Exercise directions
Your task is to retype the lines from the opening of the material through the line that includes "51, 11, 0, 0];". Do not copy the pictures.

Available data
(begin)

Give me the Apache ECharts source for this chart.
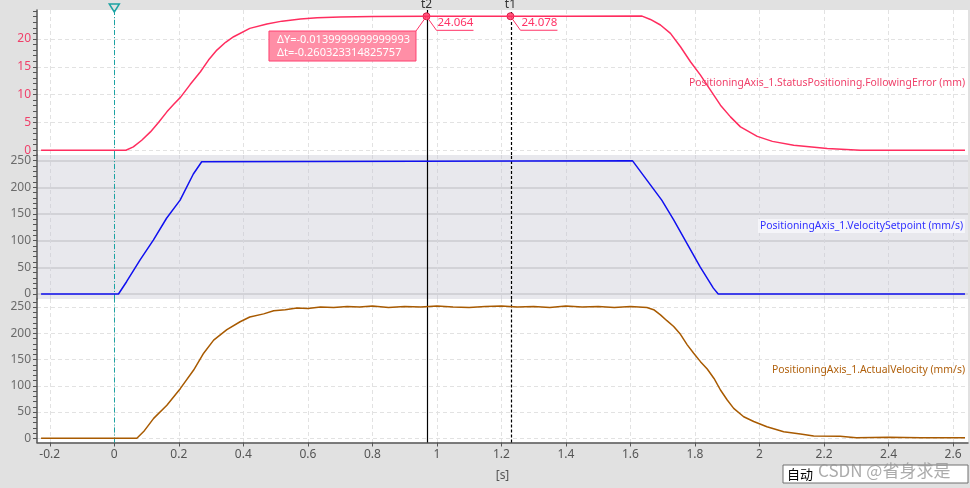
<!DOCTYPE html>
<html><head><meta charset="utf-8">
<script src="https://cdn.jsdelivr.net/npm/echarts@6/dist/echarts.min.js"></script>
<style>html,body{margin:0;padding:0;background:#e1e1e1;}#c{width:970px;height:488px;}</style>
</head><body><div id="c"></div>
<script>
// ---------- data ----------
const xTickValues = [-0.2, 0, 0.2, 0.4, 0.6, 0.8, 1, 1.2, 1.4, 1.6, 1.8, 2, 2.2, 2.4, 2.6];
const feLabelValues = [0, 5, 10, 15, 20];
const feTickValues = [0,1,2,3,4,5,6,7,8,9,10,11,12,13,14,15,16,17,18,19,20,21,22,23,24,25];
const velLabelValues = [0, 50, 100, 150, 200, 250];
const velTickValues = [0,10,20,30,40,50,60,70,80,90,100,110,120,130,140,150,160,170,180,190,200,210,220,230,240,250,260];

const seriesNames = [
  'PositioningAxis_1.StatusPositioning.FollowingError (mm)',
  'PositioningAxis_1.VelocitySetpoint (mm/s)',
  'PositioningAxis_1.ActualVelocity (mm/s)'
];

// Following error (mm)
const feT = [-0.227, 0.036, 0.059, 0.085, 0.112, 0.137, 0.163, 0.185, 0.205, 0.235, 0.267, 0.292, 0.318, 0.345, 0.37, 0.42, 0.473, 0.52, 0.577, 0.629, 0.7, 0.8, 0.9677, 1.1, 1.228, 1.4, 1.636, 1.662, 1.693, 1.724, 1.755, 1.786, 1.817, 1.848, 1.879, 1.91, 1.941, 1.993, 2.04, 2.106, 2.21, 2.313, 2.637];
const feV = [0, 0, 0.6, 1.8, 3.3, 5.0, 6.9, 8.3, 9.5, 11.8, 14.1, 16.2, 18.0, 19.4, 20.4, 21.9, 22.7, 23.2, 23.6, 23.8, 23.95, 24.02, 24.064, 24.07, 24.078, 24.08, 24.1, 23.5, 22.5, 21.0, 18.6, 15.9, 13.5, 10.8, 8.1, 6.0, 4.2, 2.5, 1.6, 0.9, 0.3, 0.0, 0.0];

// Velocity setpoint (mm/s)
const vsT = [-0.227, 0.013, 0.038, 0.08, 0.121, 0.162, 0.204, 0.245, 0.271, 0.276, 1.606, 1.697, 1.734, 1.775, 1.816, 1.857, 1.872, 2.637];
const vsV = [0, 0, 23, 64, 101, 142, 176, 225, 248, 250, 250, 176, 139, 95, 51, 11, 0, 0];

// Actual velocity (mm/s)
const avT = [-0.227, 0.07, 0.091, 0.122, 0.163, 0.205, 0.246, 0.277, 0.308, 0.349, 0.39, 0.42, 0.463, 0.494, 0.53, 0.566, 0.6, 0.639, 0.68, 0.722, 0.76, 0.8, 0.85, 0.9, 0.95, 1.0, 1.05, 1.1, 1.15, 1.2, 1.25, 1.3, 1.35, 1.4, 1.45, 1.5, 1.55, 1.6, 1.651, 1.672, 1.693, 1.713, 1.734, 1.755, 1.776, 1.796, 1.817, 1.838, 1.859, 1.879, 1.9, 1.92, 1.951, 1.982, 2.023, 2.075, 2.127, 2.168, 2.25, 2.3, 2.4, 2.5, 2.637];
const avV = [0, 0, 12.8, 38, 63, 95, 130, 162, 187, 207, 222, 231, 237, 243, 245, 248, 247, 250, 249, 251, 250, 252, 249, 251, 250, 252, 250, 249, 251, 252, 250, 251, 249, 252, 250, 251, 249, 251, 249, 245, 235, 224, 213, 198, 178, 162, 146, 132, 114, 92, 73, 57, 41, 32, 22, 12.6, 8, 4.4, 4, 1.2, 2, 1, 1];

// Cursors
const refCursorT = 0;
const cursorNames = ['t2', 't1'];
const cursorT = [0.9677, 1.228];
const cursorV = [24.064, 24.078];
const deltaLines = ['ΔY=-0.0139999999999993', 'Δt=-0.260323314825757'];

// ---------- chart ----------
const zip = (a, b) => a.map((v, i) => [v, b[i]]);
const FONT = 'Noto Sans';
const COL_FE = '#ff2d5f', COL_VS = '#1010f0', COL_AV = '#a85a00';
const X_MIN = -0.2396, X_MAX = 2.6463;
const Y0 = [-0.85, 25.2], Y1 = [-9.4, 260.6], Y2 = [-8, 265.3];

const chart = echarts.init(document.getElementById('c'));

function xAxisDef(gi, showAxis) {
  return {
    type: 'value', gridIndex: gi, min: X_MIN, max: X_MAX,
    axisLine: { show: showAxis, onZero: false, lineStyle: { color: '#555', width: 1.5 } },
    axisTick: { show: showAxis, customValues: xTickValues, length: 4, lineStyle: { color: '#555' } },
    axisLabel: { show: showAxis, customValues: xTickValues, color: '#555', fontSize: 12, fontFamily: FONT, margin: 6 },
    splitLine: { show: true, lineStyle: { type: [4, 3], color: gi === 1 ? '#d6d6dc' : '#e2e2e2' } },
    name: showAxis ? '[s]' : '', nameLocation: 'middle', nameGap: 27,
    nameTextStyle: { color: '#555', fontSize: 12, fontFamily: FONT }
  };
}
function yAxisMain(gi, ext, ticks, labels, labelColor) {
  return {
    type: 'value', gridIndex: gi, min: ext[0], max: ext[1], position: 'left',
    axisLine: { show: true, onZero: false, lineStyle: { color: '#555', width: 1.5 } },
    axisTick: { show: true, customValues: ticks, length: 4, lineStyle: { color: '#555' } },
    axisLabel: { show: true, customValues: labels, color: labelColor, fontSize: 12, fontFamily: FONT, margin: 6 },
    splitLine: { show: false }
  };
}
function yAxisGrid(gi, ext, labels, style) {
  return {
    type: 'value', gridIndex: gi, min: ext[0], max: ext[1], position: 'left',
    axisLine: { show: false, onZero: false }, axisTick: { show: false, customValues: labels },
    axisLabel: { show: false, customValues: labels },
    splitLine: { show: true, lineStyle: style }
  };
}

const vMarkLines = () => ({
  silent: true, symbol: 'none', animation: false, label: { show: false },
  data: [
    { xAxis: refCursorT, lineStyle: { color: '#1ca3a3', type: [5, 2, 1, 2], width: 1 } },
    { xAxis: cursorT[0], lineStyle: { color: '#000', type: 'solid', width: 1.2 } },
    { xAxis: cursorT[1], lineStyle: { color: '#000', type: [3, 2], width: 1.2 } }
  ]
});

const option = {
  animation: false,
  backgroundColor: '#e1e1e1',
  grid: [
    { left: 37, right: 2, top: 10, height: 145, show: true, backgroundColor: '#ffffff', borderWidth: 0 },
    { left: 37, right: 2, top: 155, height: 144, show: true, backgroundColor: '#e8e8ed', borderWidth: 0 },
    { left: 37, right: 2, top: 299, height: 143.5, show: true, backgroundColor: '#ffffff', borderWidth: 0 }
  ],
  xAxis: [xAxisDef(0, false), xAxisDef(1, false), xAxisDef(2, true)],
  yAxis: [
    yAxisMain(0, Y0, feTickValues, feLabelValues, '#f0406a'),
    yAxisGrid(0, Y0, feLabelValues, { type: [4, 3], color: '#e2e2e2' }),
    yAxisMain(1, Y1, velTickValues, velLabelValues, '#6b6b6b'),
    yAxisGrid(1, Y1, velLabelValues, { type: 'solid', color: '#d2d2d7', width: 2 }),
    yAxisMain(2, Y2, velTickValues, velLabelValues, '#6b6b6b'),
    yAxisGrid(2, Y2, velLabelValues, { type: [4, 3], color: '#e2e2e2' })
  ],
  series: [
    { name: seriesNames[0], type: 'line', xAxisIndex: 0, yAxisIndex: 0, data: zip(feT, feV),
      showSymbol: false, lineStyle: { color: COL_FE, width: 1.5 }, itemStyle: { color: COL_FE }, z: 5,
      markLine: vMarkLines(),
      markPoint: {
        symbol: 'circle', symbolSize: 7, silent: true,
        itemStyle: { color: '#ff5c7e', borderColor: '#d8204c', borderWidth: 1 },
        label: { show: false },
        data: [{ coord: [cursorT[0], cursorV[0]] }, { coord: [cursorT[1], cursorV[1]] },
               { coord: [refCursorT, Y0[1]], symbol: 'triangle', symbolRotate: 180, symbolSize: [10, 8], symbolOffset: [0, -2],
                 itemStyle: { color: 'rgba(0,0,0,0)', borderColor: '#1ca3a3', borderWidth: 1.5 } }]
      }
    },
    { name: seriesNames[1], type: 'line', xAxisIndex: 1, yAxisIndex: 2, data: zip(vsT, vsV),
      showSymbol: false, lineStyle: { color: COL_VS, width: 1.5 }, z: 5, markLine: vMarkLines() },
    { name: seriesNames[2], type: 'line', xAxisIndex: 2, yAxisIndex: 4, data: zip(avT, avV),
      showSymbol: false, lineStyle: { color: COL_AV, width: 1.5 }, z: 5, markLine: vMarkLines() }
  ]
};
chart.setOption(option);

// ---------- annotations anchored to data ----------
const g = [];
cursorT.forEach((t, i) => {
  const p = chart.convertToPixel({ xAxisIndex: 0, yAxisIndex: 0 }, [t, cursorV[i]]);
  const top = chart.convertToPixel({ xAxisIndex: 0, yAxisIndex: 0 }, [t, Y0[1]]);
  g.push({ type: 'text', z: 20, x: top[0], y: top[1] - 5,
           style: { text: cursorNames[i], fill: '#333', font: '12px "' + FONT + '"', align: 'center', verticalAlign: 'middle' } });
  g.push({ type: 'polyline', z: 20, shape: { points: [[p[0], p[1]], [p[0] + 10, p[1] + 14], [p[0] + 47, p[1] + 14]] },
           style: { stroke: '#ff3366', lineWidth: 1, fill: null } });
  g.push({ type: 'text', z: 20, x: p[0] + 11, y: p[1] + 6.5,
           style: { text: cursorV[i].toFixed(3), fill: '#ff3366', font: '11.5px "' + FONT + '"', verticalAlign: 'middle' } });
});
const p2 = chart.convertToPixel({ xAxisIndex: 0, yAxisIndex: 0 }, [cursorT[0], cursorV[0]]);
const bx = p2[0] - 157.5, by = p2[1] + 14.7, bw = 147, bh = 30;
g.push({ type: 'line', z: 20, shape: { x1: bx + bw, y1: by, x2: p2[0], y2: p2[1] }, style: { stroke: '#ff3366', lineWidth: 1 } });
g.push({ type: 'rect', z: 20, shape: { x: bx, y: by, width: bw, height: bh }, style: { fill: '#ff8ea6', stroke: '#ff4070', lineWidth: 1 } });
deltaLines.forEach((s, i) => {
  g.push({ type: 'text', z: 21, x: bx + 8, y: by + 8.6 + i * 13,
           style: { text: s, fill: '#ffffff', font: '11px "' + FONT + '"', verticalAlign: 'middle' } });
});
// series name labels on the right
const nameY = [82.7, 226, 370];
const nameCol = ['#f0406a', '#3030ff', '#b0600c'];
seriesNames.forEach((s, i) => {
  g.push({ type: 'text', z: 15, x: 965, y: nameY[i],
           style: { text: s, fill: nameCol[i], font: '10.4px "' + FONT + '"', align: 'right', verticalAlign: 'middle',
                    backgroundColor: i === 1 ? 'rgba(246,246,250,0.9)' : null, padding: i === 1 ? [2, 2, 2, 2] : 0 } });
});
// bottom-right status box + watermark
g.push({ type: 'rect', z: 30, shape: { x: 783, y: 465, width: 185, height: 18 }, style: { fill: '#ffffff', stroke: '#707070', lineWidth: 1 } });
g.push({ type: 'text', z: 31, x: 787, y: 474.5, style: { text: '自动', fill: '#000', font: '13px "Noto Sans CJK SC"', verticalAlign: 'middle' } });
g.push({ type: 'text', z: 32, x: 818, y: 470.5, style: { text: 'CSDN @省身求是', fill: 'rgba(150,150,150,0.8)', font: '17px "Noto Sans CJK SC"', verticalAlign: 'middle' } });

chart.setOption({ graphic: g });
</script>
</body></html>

(end)

Response for this exercise
Give me the Apache ECharts source for this chart.
<!DOCTYPE html>
<html><head><meta charset="utf-8">
<script src="https://cdn.jsdelivr.net/npm/echarts@6/dist/echarts.min.js"></script>
<style>html,body{margin:0;padding:0;background:#e1e1e1;}#c{width:970px;height:488px;}</style>
</head><body><div id="c"></div>
<script>
// ---------- data ----------
const xTickValues = [-0.2, 0, 0.2, 0.4, 0.6, 0.8, 1, 1.2, 1.4, 1.6, 1.8, 2, 2.2, 2.4, 2.6];
const feLabelValues = [0, 5, 10, 15, 20];
const feTickValues = [0,1,2,3,4,5,6,7,8,9,10,11,12,13,14,15,16,17,18,19,20,21,22,23,24,25];
const velLabelValues = [0, 50, 100, 150, 200, 250];
const velTickValues = [0,10,20,30,40,50,60,70,80,90,100,110,120,130,140,150,160,170,180,190,200,210,220,230,240,250,260];

const seriesNames = [
  'PositioningAxis_1.StatusPositioning.FollowingError (mm)',
  'PositioningAxis_1.VelocitySetpoint (mm/s)',
  'PositioningAxis_1.ActualVelocity (mm/s)'
];

// Following error (mm)
const feT = [-0.227, 0.036, 0.059, 0.085, 0.112, 0.137, 0.163, 0.185, 0.205, 0.235, 0.267, 0.292, 0.318, 0.345, 0.37, 0.42, 0.473, 0.52, 0.577, 0.629, 0.7, 0.8, 0.9677, 1.1, 1.228, 1.4, 1.636, 1.662, 1.693, 1.724, 1.755, 1.786, 1.817, 1.848, 1.879, 1.91, 1.941, 1.993, 2.04, 2.106, 2.21, 2.313, 2.637];
const feV = [0, 0, 0.6, 1.8, 3.3, 5.0, 6.9, 8.3, 9.5, 11.8, 14.1, 16.2, 18.0, 19.4, 20.4, 21.9, 22.7, 23.2, 23.6, 23.8, 23.95, 24.02, 24.064, 24.07, 24.078, 24.08, 24.1, 23.5, 22.5, 21.0, 18.6, 15.9, 13.5, 10.8, 8.1, 6.0, 4.2, 2.5, 1.6, 0.9, 0.3, 0.0, 0.0];

// Velocity setpoint (mm/s)
const vsT = [-0.227, 0.013, 0.038, 0.08, 0.121, 0.162, 0.204, 0.245, 0.271, 0.276, 1.606, 1.697, 1.734, 1.775, 1.816, 1.857, 1.872, 2.637];
const vsV = [0, 0, 23, 64, 101, 142, 176, 225, 248, 250, 250, 176, 139, 95, 51, 11, 0, 0];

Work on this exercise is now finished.